Trade wars = Volatility
Turn off the news. This should be a “normal” year , says Richard Brock. Here's his viewpoint on the matter.
By Richard Brock
Most likely very few people would agree with me that the last three months of price volatility have been fun. None of us like seeing weakness in the stock market that drives down the value of our retirement funds nor the volatility that has occurred in grain and livestock market. But that is all part of the business we are all in.
In the late 1970s Forrest Mars, founder and owner of Mars Candy, Uncle Ben’s Rice, Kal Kan Dog Food and numerous other companies (he was already a billionaire then) hired me to be his personal commodity consultant. It was more of an educational experience for me than I was of help to him. He taught me some very important concepts when it comes to commodity marketing. The most important are the three factors that anyone in the commodity market absolutely has to know to understand the market. Those three factors are:
1. The Fundamentals. Know how to put together a balance sheet whether it be corn or cocoa. This is where you start with an expected average price.
2. Know the rules of technical analysis. He was adamant about knowing how to read a bar chart and the bar chart rules. In today’s world that is a lost science. It still works.
3. Understand human nature. People get emotional in markets. The vast majority are bullish at the top and bearish at the bottom. In my 50 years in this business, that has never changed.
Understanding how people react and overreact has made the last three months of these markets relatively simple. Over time markets change. People NEVER do.
We are at a stage now where everyone is wondering whether Trump’s plans on tariff negotiations are going to work. It’s disappointing the split amongst people who want him to be right and those who do not. Many Democrats are rooting against him and hope the economy goes in the tank. They just want to prove him wrong. On the Republican side, two weeks ago people were having their doubts. They want this administration to be right, but the market was making everyone nervous. When that happens, emotions will pull people out of the market and prices will go down.

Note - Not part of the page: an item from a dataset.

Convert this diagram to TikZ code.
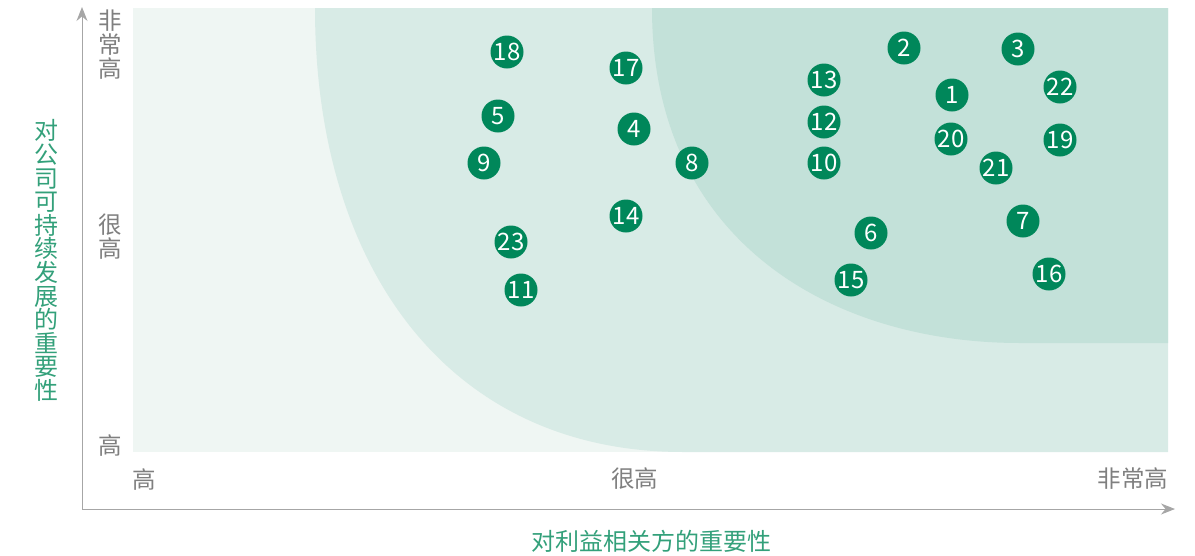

Starting the third week in February grain prices were overpriced relative to the fundamentals and two weeks later the market had taken care of that. Now as this is written grain prices have boomed back to the upside and are challenging the highs established in February.
Keep a Level Head
The fundamentals of the grain and livestock market have not changed. Exports of agricultural commodities have yet to see any significant impact. China doesn’t buy hardly any corn from us anymore. The sales of soybeans to China for this year have for the most part already been shipped. Soybean producers may feel a pinch on new crop exports. That has yet to be seen. People and animals still need to eat.
Corn and soybean prices have bounced back to about the same value as the highs made in February. Based on average yields, both commodities are now priced about where the balance sheets would indicate they should be. Both corn and soybeans are now entering a weather market. The southeastern Corn Belt has received enough rain in the last 10 days to equal the average annual rainfall. No question those areas are going to see delays and the rest of the Corn Belt has been colder than normal. Everything is behind.
On the other side we all know that when the weather does clear, with today’s advanced equipment in 10 days a crop can be put in the ground. No need to panic yet and assume that this market is going a lot higher, but the volatility will keep everybody on edge.
Buyers of corn and soybean meal should be aggressive. Worldwide supplies of corn are low. Will not take much in the form of bullish fundamental news to push this market considerably higher. Soybean acres are down substantially. Even though we have basically handed the worldwide soybean export market to Brazil, domestic demand is still very strong and should be supportive to soybeans in the $10.50 to $11.50 price range.
Turn off the news. This should be a “normal” year.
Richard Brock is with Brock Associates.